With a few canvas tears and some crude restoration, reflected in the conservative £40,000-60,000 guide, it was purchased by a private collector from Germany who outbid competition on the phones.

The painting is an early example of Lin’s gradual development towards the highly reductive formal minimalism for which he is best known. Comparable early works from the late 1950s and early 1960s have sold at auction before, including two pristine examples at Christie’s that made around £115,000.

McCartneys auctioneer Phillip Blackman Howard said: “Lin is regarded as one of the leading artists of the 20th century and his reputation in Taiwan and east Asia has never been higher, which is why it’s been a great privilege to sell his work here in Ludlow.”

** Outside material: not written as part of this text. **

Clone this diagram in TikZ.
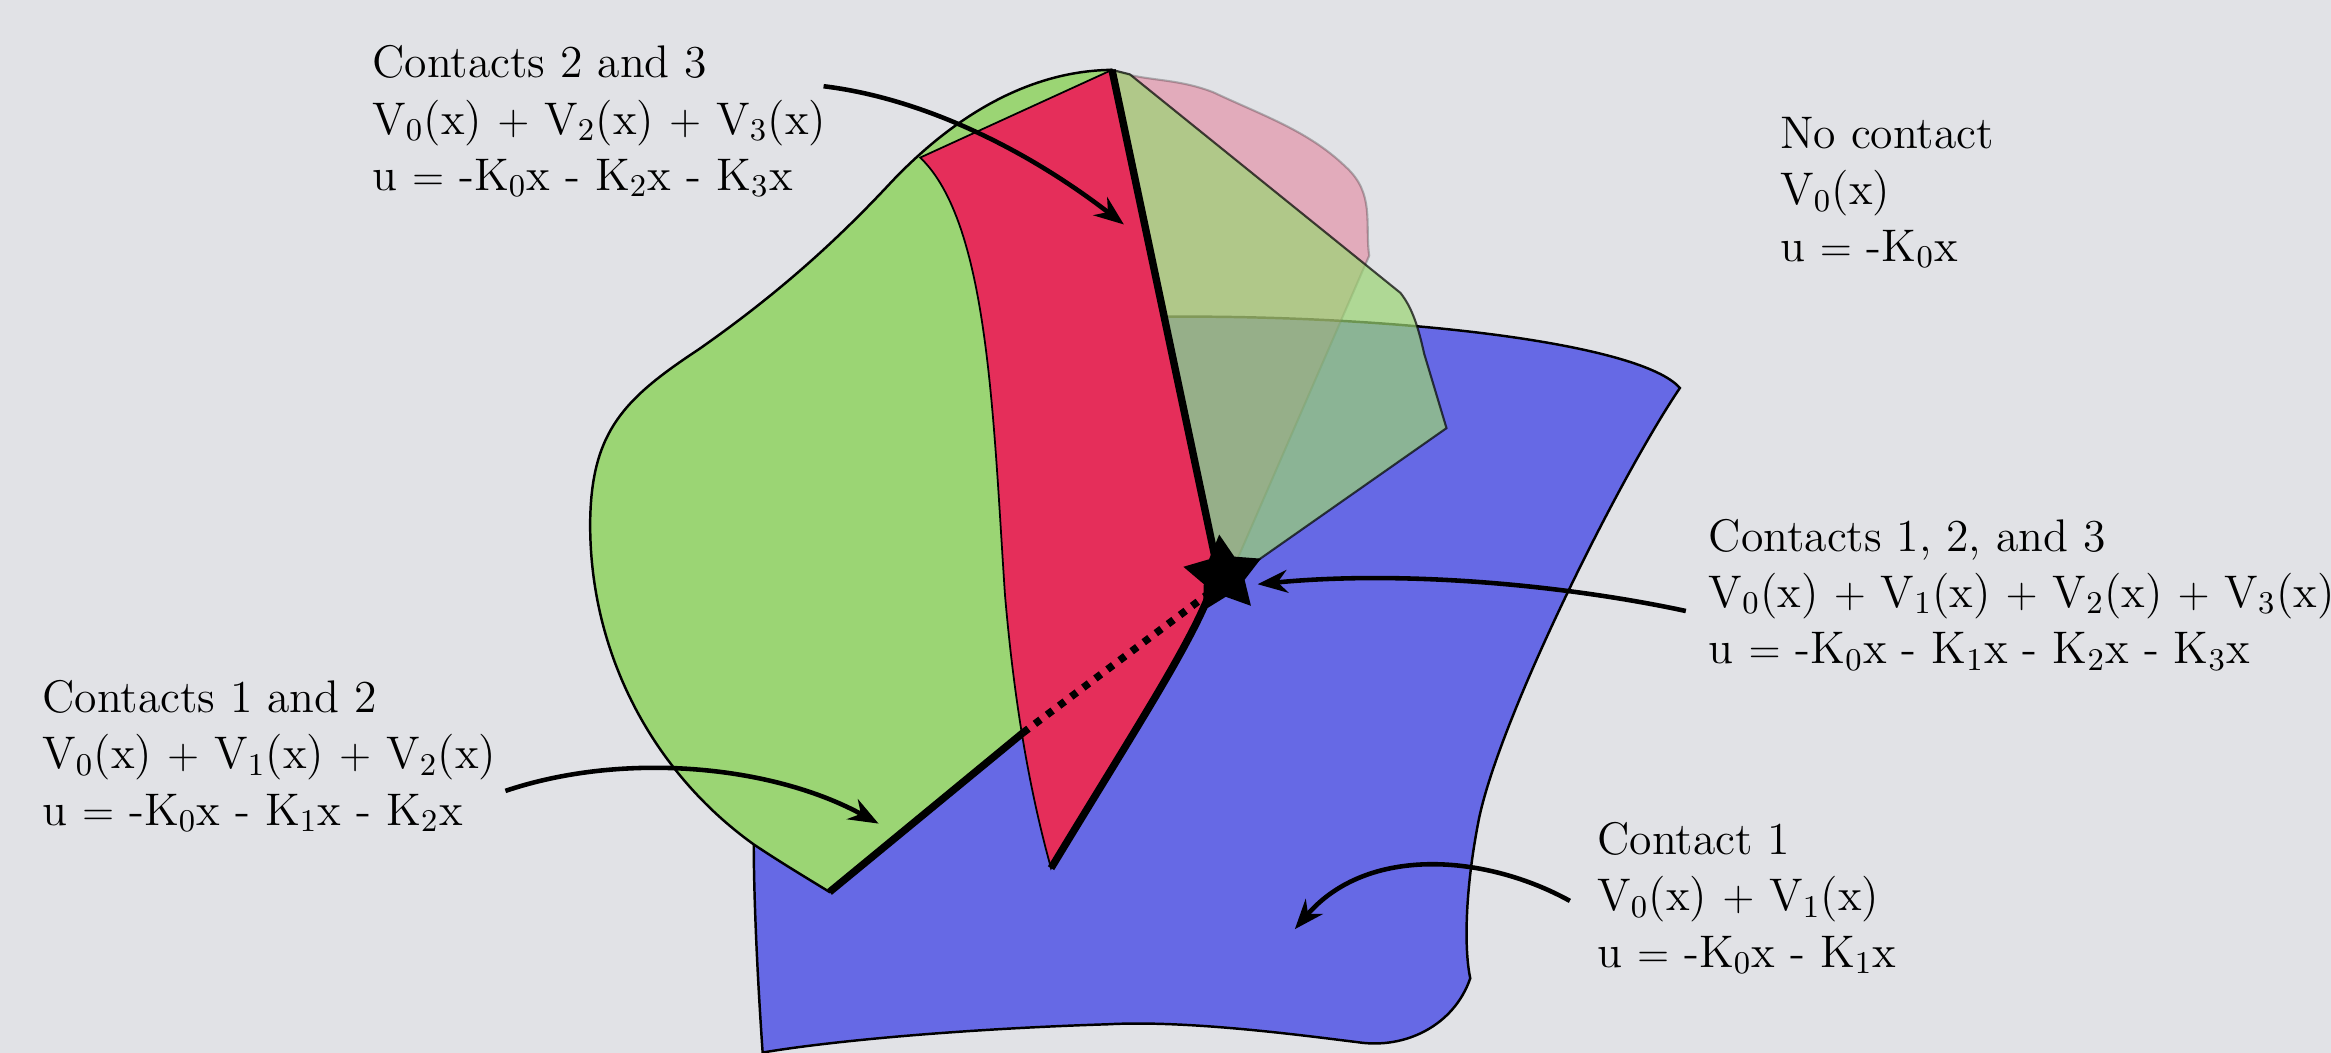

He added that the price illustrated that “a provincial auction house is capable of realising significant sales figures without the need of London salerooms”.

Prices for Lin’s later large-scale works have picked up considerably over the last decade and regularly command sums in the hundreds of thousands at auctions in London and Hong Kong, where the majority are offered.

In the major Modern British art sales held in London last month, an oil and aluminium canvas from c.1970 sold at Bonhams for £120,000.